**Work instructions:** Please transcribe the listing below in full and word for word, without its pictures.

— Start —

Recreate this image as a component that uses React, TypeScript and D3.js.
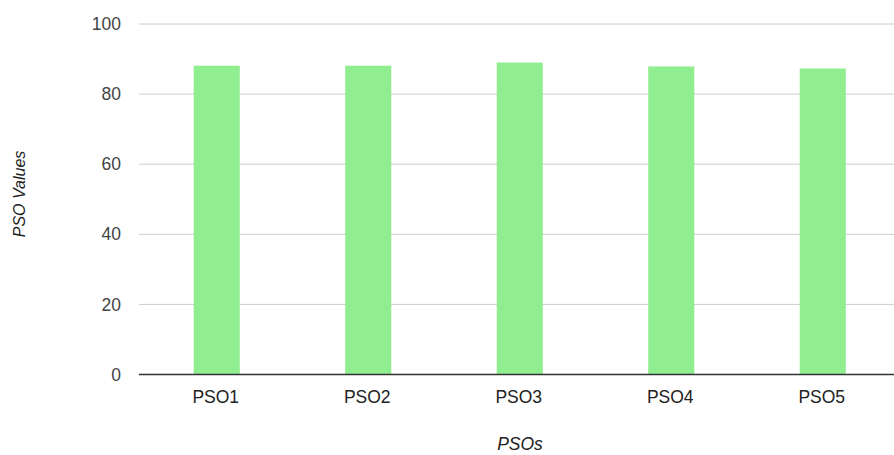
import React from "react";
import * as d3 from "d3";

const categories = ["PSO1", "PSO2", "PSO3", "PSO4", "PSO5"];
const values = [88.1, 88.1, 89.0, 87.9, 87.3];
const yTicks = [0, 20, 40, 60, 80, 100];

export default function App() {
  const W = 894, H = 455;
  const x = d3.scaleBand<string>().domain(categories).range([141, 898.5]).paddingInner(0.696).paddingOuter(0.348);
  const y = d3.scaleLinear().domain([0, 100]).range([374.5, 24]);
  const font = "Arial, 'Liberation Sans', sans-serif";
  return (
    <svg width={W} height={H} style={{ position: "absolute", left: 0, top: 0, background: "#fff" }} fontFamily={font}>
      {yTicks.map((t) => (
        <g key={t}>
          {t !== 0 && <line x1={139} x2={W} y1={y(t)} y2={y(t)} stroke="#cccccc" strokeWidth={1} />}
          <text x={121} y={y(t)} dy="0.35em" textAnchor="end" fontSize={17.5} fill="#444">{t}</text>
        </g>
      ))}
      {categories.map((c, i) => (
        <rect key={c} x={x(c)} y={y(values[i])} width={x.bandwidth()} height={y(0) - y(values[i])} fill="#90ee90" />
      ))}
      <line x1={139} x2={W} y1={y(0)} y2={y(0)} stroke="#333" strokeWidth={1.5} />
      {categories.map((c) => (
        <text key={c} x={(x(c) as number) + x.bandwidth() / 2 - 1} y={403} textAnchor="middle" fontSize={17.5} fill="#222">{c}</text>
      ))}
      <text x={520} y={450} textAnchor="middle" fontSize={17.5} fontStyle="italic" fill="#222">PSOs</text>
      <text transform="translate(25,194) rotate(-90)" textAnchor="middle" fontSize={16} fontStyle="italic" fill="#222">PSO Values</text>
    </svg>
  );
}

— End —

**Solution to the problem:**
Recreate this image as a component that uses React, TypeScript and D3.js.
import React from "react";
import * as d3 from "d3";

const categories = ["PSO1", "PSO2", "PSO3", "PSO4", "PSO5"];
const values = [88.1, 88.1, 89.0, 87.9, 87.3];
const yTicks = [0, 20, 40, 60, 80, 100];

export default function App() {
  const W = 894, H = 455;
  const x = d3.scaleBand<string>().domain(categories).range([141, 898.5]).paddingInner(0.696).paddingOuter(0.348);
  const y = d3.scaleLinear().domain([0, 100]).range([374.5, 24]);
  const font = "Arial, 'Liberation Sans', sans-serif";
  return (
    <svg width={W} height={H} style={{ position: "absolute", left: 0, top: 0, background: "#fff" }} fontFamily={font}>
      {yTicks.map((t) => (
        <g key={t}>
          {t !== 0 && <line x1={139} x2={W} y1={y(t)} y2={y(t)} stroke="#cccccc" strokeWidth={1} />}
          <text x={121} y={y(t)} dy="0.35em" textAnchor="end" fontSize={17.5} fill="#444">{t}</text>
        </g>
      ))}
      {categories.map((c, i) => (
        <rect key={c} x={x(c)} y={y(values[i])} width={x.bandwidth()} height={y(0) - y(values[i])} fill="#90ee90" />
      ))}
      <line x1={139} x2={W} y1={y(0)} y2={y(0)} stroke="#333" strokeWidth={1.5} />
      {categories.map((c) => (
        <text key={c} x={(x(c) as number) + x.bandwidth() / 2 - 1} y={403} textAnchor="middle" fontSize={17.5} fill="#222">{c}</text>
      ))}
      <text x={520} y={450} textAnchor="middle" fontSize={17.5} fontStyle="italic" fill="#222">PSOs</text>
      <text transform="translate(25,194) rotate(-90)" textAnchor="middle" fontSize={16} fontStyle="italic" fill="#222">PSO Values</text>
    </svg>
  );
}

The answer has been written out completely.